The more I read, something else began to form in my imagination too. It was a road, long and straight, a vital artery the Romans created. One that seemed to link everything and everyone across the centuries, tying together their stories into a web of ambition, tragedy, heroism and, above all, a burgeoning sense of civilisation. 

There were drawings of this road, a narrow cobbled pavement just wide enough to take two carts side-by-side. Near the cities tombs rose by the wayside, some like small columned temples, others more tiny castles, fortresses in marble. Out in the countryside tall cypress trees took their place, standing like exclamation marks, along with avenues of stately stone pines, their leafy umbrellas shielding the highway as it stretched off into the distance.

It was called the Via Appia, the Appian Way, ‘Regina Viarum’, the Queen of Roads. One day, I promised myself, I’d take a journey along that road. Perhaps walk, ride a horse or take a scooter all the way from Rome down to the southern shore of the Adriatic Sea where it ended. 

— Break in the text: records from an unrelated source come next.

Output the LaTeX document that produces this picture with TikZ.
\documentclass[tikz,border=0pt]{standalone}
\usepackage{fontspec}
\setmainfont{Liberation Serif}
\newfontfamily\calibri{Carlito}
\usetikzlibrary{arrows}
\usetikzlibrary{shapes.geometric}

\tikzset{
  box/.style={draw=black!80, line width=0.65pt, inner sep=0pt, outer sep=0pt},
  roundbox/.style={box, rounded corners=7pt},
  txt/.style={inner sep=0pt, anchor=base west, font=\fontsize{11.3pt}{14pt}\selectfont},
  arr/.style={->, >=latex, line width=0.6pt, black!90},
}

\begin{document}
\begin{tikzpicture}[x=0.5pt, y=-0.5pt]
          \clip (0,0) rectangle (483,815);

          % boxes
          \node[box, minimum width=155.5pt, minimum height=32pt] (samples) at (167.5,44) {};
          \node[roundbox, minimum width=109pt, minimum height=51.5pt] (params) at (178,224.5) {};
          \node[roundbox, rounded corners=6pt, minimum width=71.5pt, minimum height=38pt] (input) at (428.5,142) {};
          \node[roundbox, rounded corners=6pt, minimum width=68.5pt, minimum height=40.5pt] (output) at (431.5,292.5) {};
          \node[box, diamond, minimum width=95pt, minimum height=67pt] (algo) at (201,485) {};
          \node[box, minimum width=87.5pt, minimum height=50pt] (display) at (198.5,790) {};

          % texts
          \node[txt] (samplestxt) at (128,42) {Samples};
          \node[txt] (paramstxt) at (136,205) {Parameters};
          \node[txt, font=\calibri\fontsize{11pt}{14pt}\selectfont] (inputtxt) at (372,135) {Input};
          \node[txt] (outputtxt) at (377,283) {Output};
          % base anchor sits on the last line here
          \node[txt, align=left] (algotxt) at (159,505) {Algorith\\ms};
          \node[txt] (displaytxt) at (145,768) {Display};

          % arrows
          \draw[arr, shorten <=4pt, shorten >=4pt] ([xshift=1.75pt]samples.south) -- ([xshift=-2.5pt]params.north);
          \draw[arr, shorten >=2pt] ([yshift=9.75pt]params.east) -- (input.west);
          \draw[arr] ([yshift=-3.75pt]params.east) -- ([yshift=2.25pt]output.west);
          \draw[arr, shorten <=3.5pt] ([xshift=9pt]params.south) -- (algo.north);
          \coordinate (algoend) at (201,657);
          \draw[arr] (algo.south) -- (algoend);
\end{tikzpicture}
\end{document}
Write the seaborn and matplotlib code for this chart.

I didn’t linger in Yorkshire. Soon opportunity and ambition took me to London and a job in newspapers. Before long I was travelling the Europe I’d read about. After a while making the trek as a novelist too, a storyteller weaving fables in Rome and Venice, Amsterdam and Copenhagen, moving about as freely as I wanted, by plane, by train or car. The Via Appia was a teenage dream. We all have them. One I always remembered whenever I came back to Claudius, the fearful, stammering emperor of Robert Graves or picked up Livy or Tacitus again. But a tick on a wish list I never thought I’d get round to. 

Then, one strange morning in 2016, I woke up to discover the country I thought I’d been living in – as contented as modern societies got, connected, fluid, mobile – seemed to be a myth. Instead of talking about roads and the right to move freely from nation to nation, the news concerned barriers and borders, and how my fellow Europeans were foreigners we didn’t really want or need. Before long this strange and, to me, alien mood spread across the Atlantic and the talk turned to building walls. Keeping people out instead of letting them in. 

Rome has left us with so many legacies. Language and laws, architecture, religion, political structures and even a couple of months of the year named after men who died two millennia ago, one murdered by his peers, the other doing the murdering to seize the imperial crown. From what I recalled the pioneering Romans of old didn’t get there by cowering behind their walls.

So half a century after I first made that vow I finally set off on a journey to discover the Via Appia… and try to work out if I’d read it wrong all these years. 

I had, though not in any way I’d expected. What I found wasn’t the picturesque, idyllic highway of my imagination, stretching out past ruined temples into a pastoral countryside of cypress trees and stone pines. That’s mostly gone. In its place I came across something more subtle and more interesting, a tale of people and places, of trade and commerce and politics that’s as pertinent now as it was when Caesar stalked the Forum and Cicero penned his bitchy letters to his friends. Those three hundred and fifty miles of cobblestones helped turn a minor Italian state into the masters of an empire that stretched from Britain to Babylon, from the Atlantic coastline of North Africa to the shores of the Black Sea.

The Italian word for ‘history’ is storia. And so’s the Italian for ‘story’ too. So this is a little of both, a journey like all stories truly are, a narrative of unintended consequences that shows we’re here today, shaped by the Romans and their love of building roads, as much by accident as planning. A story, I hope, that tells us history isn’t about the past so much as where we came from. And where we may be headed too.

It’s a tale more full of myths and shadows and mysteries than I ever expected when I finally set out on my much-delayed adventure one sunny September afternoon. Even the place we start isn’t where you might think.